Em três anos de crise, 136 mil perderam o rendimento social de inserção

Regras de acesso mais difíceis, novas formas de cálculo dos rendimentos e controlo mais apertado fizeram que beneficiários diminuíssem, embora carências das famílias se tenham agravado. Só num mês já foram 407 mil a receber, agora são 217 mil.
Em junho havia 271 302 portugueses a receber rendimento social de inserção ( RSI), menos 136 mil do que em março de 2010, quando esta prestação social atingiu o máximo de beneficiários mas a crise das famílias não era tão grave como hoje. Desde então, o subsídio destinado a apoiar quem vive graves carências económicas – e cujo valor máximo são 178 euros mensais – veio sempre a cair. Fruto de regras mais apertadas no acesso, de cortes no seu valor, mas também do controlo mais rigoroso. Só nas alterações do último ano, 70 mil perderam o RSI.

“É incompreensível que, com os atuais níveis de desemprego e o risco de pobreza, o acesso a esta que é a última medida de proteção social seja tornado tão difícil”, critica Francisco Branco, da direção da Associação dos Profissionais de Serviço Social. O técnico lembra que esta é uma prestação diferencial, tem em conta os rendimentos das pessoas, e um teto máximo: num casal e dois filhos são 374 euros. “Um valor irrisório nas contas de milhões da Segurança Social. E uma questão mais ideológica do que material”, lamenta.
Além de ser cada vez mais difícil aceder à prestação, o montante médio dado a cada família caiu 30% em três anos. Em 2012 era 214 euros. “É uma regressão dos direitos de cidadania. Depois sujeitam- se as pessoas a medidas assistencialistas, necessárias nos dias de hoje, mas que não constituem nenhuma solução para o futuro. E será que uma família consegue viver com dignidade com este valor?”, questiona. Francisco Branco lembra os novos públicos que procuram a Segurança Social: pessoas que sempre viveram do trabalho e agora, numa situação limite e para resolver um problema temporário, vão pedir ajuda ao Estado, recebendo deste 178 euros para viver. Isto se, por exemplo, não tiverem bens moveis ou imóveis no valor de 25 mil euros, mesmo que seja uma casa que não paguem ou da qual estejam prestes a ser despejados. Pois se assim for ficam logo excluídos.
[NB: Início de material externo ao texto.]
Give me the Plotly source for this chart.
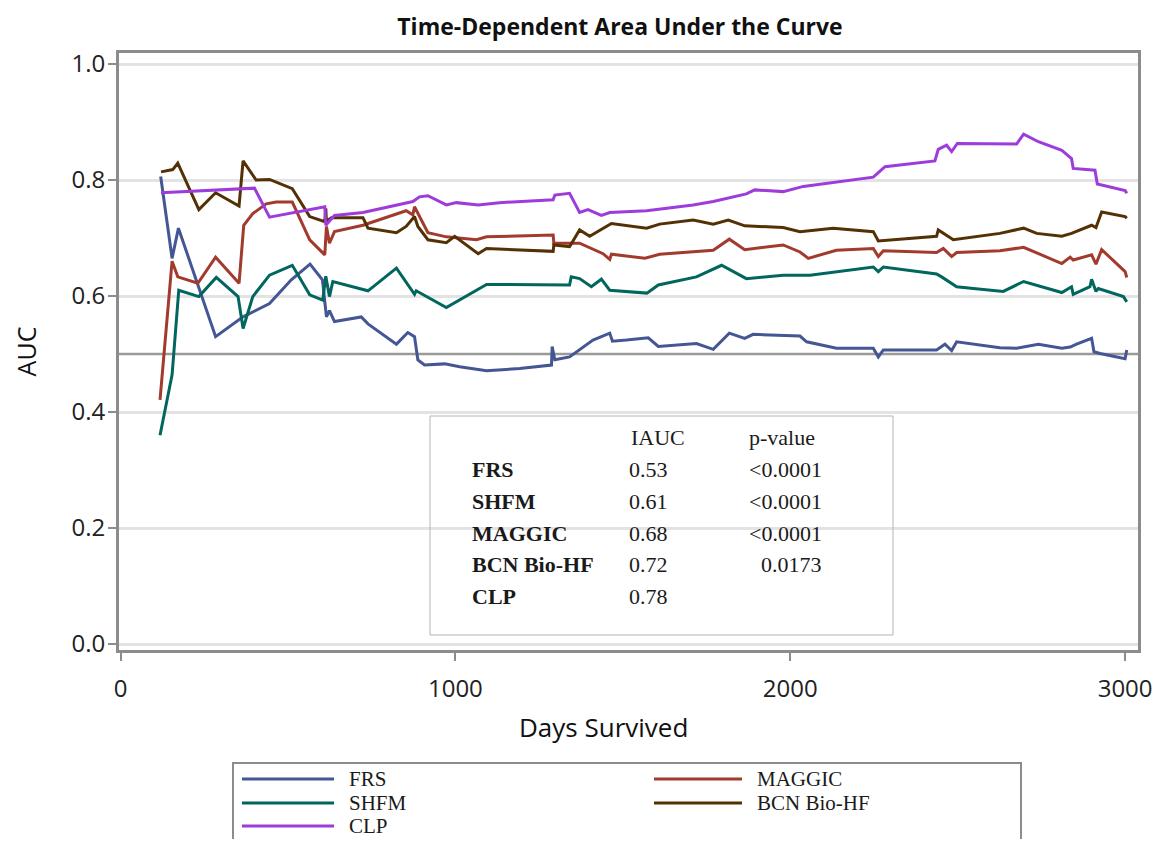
import plotly.graph_objects as go

# ---------------- data ----------------
frs_days = [120, 154, 173, 284, 366, 445, 510, 566, 603, 615, 624, 639, 719, 739, 824, 858, 878, 888,
            908, 968, 1013, 1093, 1192, 1287, 1289, 1297, 1341, 1411, 1461, 1469, 1511, 1576, 1606,
            1720, 1770, 1818, 1864, 1889, 2029, 2049, 2138, 2248, 2263, 2278, 2437, 2462, 2482, 2497,
            2626, 2676, 2741, 2811, 2836, 2855, 2900, 2907, 2925, 3000, 3005]
frs_auc = [0.806, 0.665, 0.717, 0.530, 0.564, 0.587, 0.628, 0.655, 0.628, 0.564, 0.575, 0.556, 0.564,
           0.552, 0.517, 0.537, 0.530, 0.490, 0.481, 0.483, 0.478, 0.471, 0.475, 0.481, 0.513, 0.490,
           0.495, 0.524, 0.536, 0.522, 0.524, 0.528, 0.513, 0.518, 0.508, 0.536, 0.527, 0.534, 0.531,
           0.521, 0.510, 0.510, 0.495, 0.507, 0.507, 0.517, 0.506, 0.521, 0.511, 0.510, 0.517, 0.510,
           0.512, 0.517, 0.527, 0.504, 0.501, 0.492, 0.507]

maggic_days = [118, 154, 171, 231, 284, 354, 368, 395, 435, 465, 513, 565, 610, 615, 624, 639, 724,
               853, 873, 878, 918, 973, 1063, 1093, 1292, 1294, 1371, 1441, 1461, 1466, 1566, 1610,
               1770, 1818, 1864, 1979, 2029, 2054, 2138, 2248, 2263, 2278, 2437, 2457, 2482, 2497,
               2626, 2697, 2811, 2836, 2845, 2900, 2913, 2930, 3000, 3005]
maggic_auc = [0.421, 0.660, 0.633, 0.622, 0.667, 0.622, 0.722, 0.742, 0.759, 0.762, 0.762, 0.697,
              0.671, 0.720, 0.691, 0.711, 0.722, 0.747, 0.740, 0.754, 0.709, 0.702, 0.697, 0.702,
              0.705, 0.691, 0.691, 0.673, 0.663, 0.672, 0.665, 0.672, 0.679, 0.698, 0.680, 0.688,
              0.676, 0.665, 0.679, 0.682, 0.668, 0.678, 0.675, 0.682, 0.668, 0.675, 0.678, 0.684,
              0.656, 0.667, 0.662, 0.671, 0.655, 0.680, 0.642, 0.632]

shfm_days = [118, 154, 174, 234, 286, 351, 366, 395, 445, 513, 565, 604, 613, 624, 634, 739, 824, 878,
             883, 973, 1093, 1292, 1341, 1346, 1371, 1406, 1436, 1461, 1572, 1606, 1720, 1795, 1869,
             1979, 2059, 2248, 2263, 2278, 2437, 2452, 2497, 2547, 2636, 2697, 2811, 2840, 2845,
             2895, 2900, 2913, 2920, 2995, 3005]
shfm_auc = [0.360, 0.464, 0.610, 0.599, 0.632, 0.599, 0.544, 0.599, 0.636, 0.653, 0.602, 0.593, 0.634,
            0.599, 0.625, 0.609, 0.648, 0.603, 0.609, 0.580, 0.620, 0.619, 0.619, 0.633, 0.630, 0.616,
            0.629, 0.610, 0.605, 0.619, 0.633, 0.653, 0.630, 0.636, 0.636, 0.650, 0.642, 0.650, 0.638,
            0.633, 0.616, 0.613, 0.608, 0.625, 0.606, 0.616, 0.603, 0.616, 0.629, 0.608, 0.613, 0.599,
            0.590]

bcn_days = [121, 156, 171, 234, 284, 354, 366, 405, 445, 513, 565, 610, 613, 615, 630, 724, 739, 824,
            853, 878, 888, 918, 973, 998, 1068, 1093, 1292, 1294, 1341, 1371, 1401, 1466, 1571, 1610,
            1710, 1770, 1815, 1864, 1979, 2029, 2128, 2248, 2263, 2437, 2442, 2487, 2626, 2697, 2736,
            2811, 2840, 2900, 2913, 2930, 3000, 3005]
bcn_auc = [0.814, 0.818, 0.829, 0.749, 0.778, 0.755, 0.833, 0.800, 0.801, 0.785, 0.737, 0.728, 0.751,
           0.729, 0.735, 0.735, 0.717, 0.709, 0.720, 0.737, 0.720, 0.697, 0.692, 0.703, 0.673, 0.682,
           0.677, 0.688, 0.685, 0.714, 0.703, 0.725, 0.717, 0.724, 0.731, 0.724, 0.731, 0.721, 0.718,
           0.711, 0.717, 0.711, 0.695, 0.703, 0.714, 0.697, 0.708, 0.717, 0.708, 0.703, 0.708, 0.722,
           0.718, 0.745, 0.737, 0.734]

clp_days = [121, 400, 445, 610, 613, 639, 724, 873, 893, 918, 973, 1003, 1068, 1132, 1292, 1297, 1341,
            1371, 1396, 1436, 1461, 1571, 1710, 1770, 1869, 1894, 1979, 2039, 2248, 2283, 2432, 2442,
            2467, 2482, 2499, 2676, 2697, 2741, 2811, 2840, 2845, 2910, 2917, 3000, 3005]
clp_auc = [0.778, 0.786, 0.736, 0.754, 0.722, 0.739, 0.744, 0.763, 0.771, 0.773, 0.757, 0.761, 0.757,
           0.761, 0.766, 0.774, 0.777, 0.744, 0.749, 0.739, 0.744, 0.747, 0.757, 0.763, 0.776, 0.783,
           0.780, 0.789, 0.805, 0.823, 0.833, 0.853, 0.860, 0.849, 0.863, 0.862, 0.879, 0.866, 0.851,
           0.837, 0.820, 0.817, 0.793, 0.782, 0.777]

reference_auc = 0.5
x_ticks = [0, 1000, 2000, 3000]
y_ticks = [0.0, 0.2, 0.4, 0.6, 0.8, 1.0]

table_models = ["FRS", "SHFM", "MAGGIC", "BCN Bio-HF", "CLP"]
table_iauc = ["0.53", "0.61", "0.68", "0.72", "0.78"]
table_pvalue = ["<0.0001", "<0.0001", "<0.0001", "0.0173", ""]

# ---------------- styling ----------------
colors = {"FRS": "#445694", "MAGGIC": "#A23A2E", "SHFM": "#01665E",
          "BCN Bio-HF": "#543005", "CLP": "#9D3CDB"}
SANS = "Open Sans, DejaVu Sans, sans-serif"
SERIF = "Liberation Serif, DejaVu Serif, serif"

OFF = 8                      # page body margin
FW, FH = 1148, 831           # figure size (page 1164x847 minus body margins)
PL, PR, PT, PB = 119, 1138, 53, 650   # plot area in page pixels


def px(x):
    return (x - PL) / (PR - PL)


def py(y):
    return (PB - y) / (PB - PT)


data_map = {
    "FRS": (frs_days, frs_auc),
    "MAGGIC": (maggic_days, maggic_auc),
    "SHFM": (shfm_days, shfm_auc),
    "BCN Bio-HF": (bcn_days, bcn_auc),
    "CLP": (clp_days, clp_auc),
}

fig = go.Figure()
for name in ["FRS", "MAGGIC", "SHFM", "BCN Bio-HF", "CLP"]:
    d, v = data_map[name]
    fig.add_trace(go.Scatter(x=d, y=v, mode="lines", name=name, showlegend=False,
                             line=dict(color=colors[name], width=3)))

shapes = []
annotations = []

# reference line at AUC 0.5
shapes.append(dict(type="line", xref="x domain", yref="y", x0=0, x1=1,
                   y0=reference_auc, y1=reference_auc,
                   line=dict(color="#9a9a9a", width=2.5), layer="below"))

# inset table box
shapes.append(dict(type="rect", xref="paper", yref="paper",
                   x0=px(430), x1=px(893), y0=py(635), y1=py(416),
                   line=dict(color="#b4b4b4", width=1)))

tfont = dict(family=SERIF, size=22, color="#1a1a1a")
annotations.append(dict(text="IAUC", x=px(629), y=py(437), xref="paper", yref="paper",
                        xanchor="left", yanchor="middle", showarrow=False, font=tfont))
annotations.append(dict(text="p-value", x=px(747), y=py(437), xref="paper", yref="paper",
                        xanchor="left", yanchor="middle", showarrow=False, font=tfont))
row_y = [469, 501, 533, 564, 596]
for i, m in enumerate(table_models):
    annotations.append(dict(text="<b>" + m + "</b>", x=px(470), y=py(row_y[i]), xref="paper",
                            yref="paper", xanchor="left", yanchor="middle", showarrow=False,
                            font=tfont))
    annotations.append(dict(text=table_iauc[i], x=px(627), y=py(row_y[i]), xref="paper",
                            yref="paper", xanchor="left", yanchor="middle", showarrow=False,
                            font=tfont))
    if table_pvalue[i]:
        annotations.append(dict(text=table_pvalue[i], x=px(824), y=py(row_y[i]), xref="paper",
                                yref="paper", xanchor="right", yanchor="middle", showarrow=False,
                                font=tfont))

# x-axis title (placed as in the reference)
annotations.append(dict(text="Days Survived", x=px(603), y=py(727), xref="paper", yref="paper",
                        xanchor="center", yanchor="middle", showarrow=False,
                        font=dict(family=SANS, size=26, color="#111")))

# legend (drawn below the plot)
shapes.append(dict(type="rect", xref="paper", yref="paper",
                   x0=px(233), x1=px(1021), y0=py(880), y1=py(763),
                   line=dict(color="#8c8c8c", width=2)))
legend_layout = [("FRS", 0, 0), ("SHFM", 0, 1), ("CLP", 0, 2),
                 ("MAGGIC", 1, 0), ("BCN Bio-HF", 1, 1)]
col_line = [(242, 334), (654, 742)]
col_text = [347, 755]
leg_rows = [779, 803, 826]
lfont = dict(family=SERIF, size=21, color="#1a1a1a")
for name, c, r in legend_layout:
    yy = py(leg_rows[r])
    shapes.append(dict(type="line", xref="paper", yref="paper",
                       x0=px(col_line[c][0]), x1=px(col_line[c][1]), y0=yy, y1=yy,
                       line=dict(color=colors[name], width=3)))
    annotations.append(dict(text=name, x=px(col_text[c]), y=yy, xref="paper", yref="paper",
                            xanchor="left", yanchor="middle", showarrow=False, font=lfont))

fig.update_layout(
    width=FW, height=FH,
    margin=dict(l=PL - OFF, r=FW - (PR - OFF), t=PT - OFF, b=FH - (PB - OFF), pad=0),
    paper_bgcolor="white", plot_bgcolor="white",
    title=dict(text="<b>Time-Dependent Area Under the Curve</b>", x=(620 - OFF) / FW,
               y=1 - (27 - OFF) / FH,
               xref="container", yref="container", xanchor="center", yanchor="middle",
               font=dict(family=SANS, size=23, color="#111")),
    xaxis=dict(range=[-4.5, 3038.5], tickvals=x_ticks, ticks="outside", ticklen=8, tickwidth=2,
               tickcolor="#8c8c8c", showline=True, linecolor="#8c8c8c", linewidth=3, mirror=True,
               showgrid=False, zeroline=False, ticklabelstandoff=7, automargin=False,
               tickfont=dict(family=SANS, size=24, color="#222")),
    yaxis=dict(range=[-0.0103, 1.019], tickvals=y_ticks, tickformat=".1f", ticks="outside",
               ticklen=8, tickwidth=2, tickcolor="#8c8c8c", showline=True, linecolor="#8c8c8c",
               linewidth=3, mirror=True, showgrid=True, gridcolor="#e3e3e3", gridwidth=3,
               zeroline=False, ticklabelstandoff=-2, automargin=False,
               tickfont=dict(family=SANS, size=24, color="#222"),
               title=dict(text="AUC", standoff=28,
                          font=dict(family=SANS, size=25, color="#111"))),
    shapes=shapes,
    annotations=annotations,
)

fig.write_html("out.html")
Ana Martins, diretora da Ação Social da AMI, diz que estes novos pobres – ao contrário dos que sempre viveram do apoio do Estado – “ficam chocados quando vão pedir o RSI, algo de que sempre ouviram falar mal, e percebem que nem a isso têm direito”. Nos casos que o podem requerer, basta receberem uma pensão de alimentos, fazerem um trabalho por mais precário que seja, e receber algumas dezenas de euros, para o montante ficar reduzido a 30 ou 40 euros mensais. Depois, afirma, vêm para as instituições de “mão estendida”, pedir todos os apoios que lhes possam dar: comida, roupa, fraldas, remédios, manuais, dinheiro para pagar a luz, o gás, a água, a renda…
Eugénio Fonseca, presidente da Cáritas Portuguesa, lembra que o rendimento social de inserção – na altura rendimento mínimo garantido – foi criado como uma medida de justiça social. “Infelizmente em Portugal fez- se dele arma de arremesso político. E se havia laxismo, não tinha a ver com a lei – que sempre retirou o acesso a quem não devia –, mas com a forma pouco cuidada como esta era aplicada”, diz, lamentando a forma como foi “estigmatizado” o RSI e considerando que nunca houve “muitos a viver à conta dele, pelo menos com alguma dignidade”.
Hoje, acrescenta, “assistimos ao regresso à Cáritas das pessoas que já se tinham inserido e autonomizado”, porque fizeram formação académica ou foram capacitadas para o trabalho, e agora estão desempregadas. Para apoiá- los, “as instituições, paróquias e grupos informais gastam milhões, muitos da solidariedade das pessoas. Ajudas efémeras, que vão durar até quando?”